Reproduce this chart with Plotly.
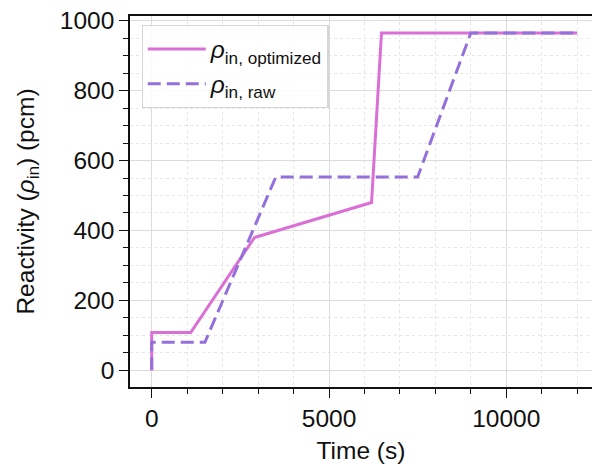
import plotly.graph_objects as go

# Data
t_opt = [0, 0, 1100, 2900, 6200, 6480, 12000]
rho_opt = [0, 108, 108, 380, 480, 965, 965]
t_raw = [0, 0, 1500, 3500, 7500, 9000, 12000]
rho_raw = [0, 80, 80, 553, 553, 965, 965]

x_tickvals = [0, 5000, 10000]
x_ticktext = ["0", "5000", "10000"]
y_tickvals = [0, 200, 400, 600, 800, 1000]
y_ticktext = ["0", "200", "400", "600", "800", "1000"]

FONT = "Arial, Liberation Sans, Helvetica, sans-serif"
FS = 24.5

fig = go.Figure()
fig.add_trace(go.Scatter(
    x=t_opt, y=rho_opt, mode="lines",
    line=dict(color="#DA70D6", width=3),
    name="<i>ρ</i><sub>in, optimized</sub>",
))
fig.add_trace(go.Scatter(
    x=t_raw, y=rho_raw, mode="lines",
    line=dict(color="#9370DB", width=3, dash="13px,6px"),
    name="<i>ρ</i><sub>in, raw</sub>",
))

fig.update_layout(
    width=592, height=466,
    margin=dict(l=130, r=0, t=16, b=79),
    paper_bgcolor="white", plot_bgcolor="white",
    font=dict(family=FONT, size=FS, color="#111111"),
    showlegend=True,
    legend=dict(
        x=0.025, y=0.975, xanchor="left", yanchor="top",
        bgcolor="rgba(255,255,255,0.85)",
        bordercolor="#d5d5d5", borderwidth=1.2,
        font=dict(family=FONT, size=FS, color="#111111"),
        itemwidth=58,
        tracegroupgap=2,
    ),
)

fig.update_xaxes(
    range=[-612, 12417],
    tickvals=x_tickvals, ticktext=x_ticktext,
    ticks="outside", ticklen=9, tickwidth=1.4, tickcolor="#111111",
    showline=True, linecolor="#111111", linewidth=1.6, mirror=True,
    showgrid=True, gridcolor="#dcdcdc", gridwidth=1.3,
    zeroline=False,
    minor=dict(dtick=1000, tick0=0, ticks="outside", ticklen=5, tickwidth=1.2,
               tickcolor="#111111", showgrid=True, gridcolor="#e6e6e6",
               griddash="dot", gridwidth=1),
    title=dict(text="Time (s)", standoff=11, font=dict(size=FS)),
    automargin=False,
)
fig.update_yaxes(
    range=[-47.7, 1013.4],
    tickvals=y_tickvals, ticktext=y_ticktext,
    ticks="outside", ticklen=9, tickwidth=1.4, tickcolor="#111111",
    showline=True, linecolor="#111111", linewidth=1.6, mirror=False,
    showgrid=True, gridcolor="#dcdcdc", gridwidth=1.3,
    zeroline=False,
    minor=dict(dtick=50, tick0=0, ticks="outside", ticklen=5, tickwidth=1.2,
               tickcolor="#111111", showgrid=True, gridcolor="#e6e6e6",
               griddash="dot", gridwidth=1),
    title=dict(text="Reactivity (<i>ρ</i><sub>in</sub>) (pcm)", standoff=18, font=dict(size=FS)),
    automargin=False,
)

fig.write_html(
    "out.html",
    config={"displayModeBar": False},
    post_script="document.body.style.margin='0';document.body.style.overflow='hidden';",
)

══════

YOUR TASK: Omit the pictures and output all of the other material exactly.

THE RESPONSE:
Reproduce this chart with Plotly.
import plotly.graph_objects as go

# Data
t_opt = [0, 0, 1100, 2900, 6200, 6480, 12000]
rho_opt = [0, 108, 108, 380, 480, 965, 965]
t_raw = [0, 0, 1500, 3500, 7500, 9000, 12000]
rho_raw = [0, 80, 80, 553, 553, 965, 965]

x_tickvals = [0, 5000, 10000]
x_ticktext = ["0", "5000", "10000"]
y_tickvals = [0, 200, 400, 600, 800, 1000]
y_ticktext = ["0", "200", "400", "600", "800", "1000"]

FONT = "Arial, Liberation Sans, Helvetica, sans-serif"
FS = 24.5

fig = go.Figure()
fig.add_trace(go.Scatter(
    x=t_opt, y=rho_opt, mode="lines",
    line=dict(color="#DA70D6", width=3),
    name="<i>ρ</i><sub>in, optimized</sub>",
))
fig.add_trace(go.Scatter(
    x=t_raw, y=rho_raw, mode="lines",
    line=dict(color="#9370DB", width=3, dash="13px,6px"),
    name="<i>ρ</i><sub>in, raw</sub>",
))

fig.update_layout(
    width=592, height=466,
    margin=dict(l=130, r=0, t=16, b=79),
    paper_bgcolor="white", plot_bgcolor="white",
    font=dict(family=FONT, size=FS, color="#111111"),
    showlegend=True,
    legend=dict(
        x=0.025, y=0.975, xanchor="left", yanchor="top",
        bgcolor="rgba(255,255,255,0.85)",
        bordercolor="#d5d5d5", borderwidth=1.2,
        font=dict(family=FONT, size=FS, color="#111111"),
        itemwidth=58,
        tracegroupgap=2,
    ),
)

fig.update_xaxes(
    range=[-612, 12417],
    tickvals=x_tickvals, ticktext=x_ticktext,
    ticks="outside", ticklen=9, tickwidth=1.4, tickcolor="#111111",
    showline=True, linecolor="#111111", linewidth=1.6, mirror=True,
    showgrid=True, gridcolor="#dcdcdc", gridwidth=1.3,
    zeroline=False,
    minor=dict(dtick=1000, tick0=0, ticks="outside", ticklen=5, tickwidth=1.2,
               tickcolor="#111111", showgrid=True, gridcolor="#e6e6e6",
               griddash="dot", gridwidth=1),
    title=dict(text="Time (s)", standoff=11, font=dict(size=FS)),
    automargin=False,
)
fig.update_yaxes(
    range=[-47.7, 1013.4],
    tickvals=y_tickvals, ticktext=y_ticktext,
    ticks="outside", ticklen=9, tickwidth=1.4, tickcolor="#111111",
    showline=True, linecolor="#111111", linewidth=1.6, mirror=False,
    showgrid=True, gridcolor="#dcdcdc", gridwidth=1.3,
    zeroline=False,
    minor=dict(dtick=50, tick0=0, ticks="outside", ticklen=5, tickwidth=1.2,
               tickcolor="#111111", showgrid=True, gridcolor="#e6e6e6",
               griddash="dot", gridwidth=1),
    title=dict(text="Reactivity (<i>ρ</i><sub>in</sub>) (pcm)", standoff=18, font=dict(size=FS)),
    automargin=False,
)

fig.write_html(
    "out.html",
    config={"displayModeBar": False},
    post_script="document.body.style.margin='0';document.body.style.overflow='hidden';",
)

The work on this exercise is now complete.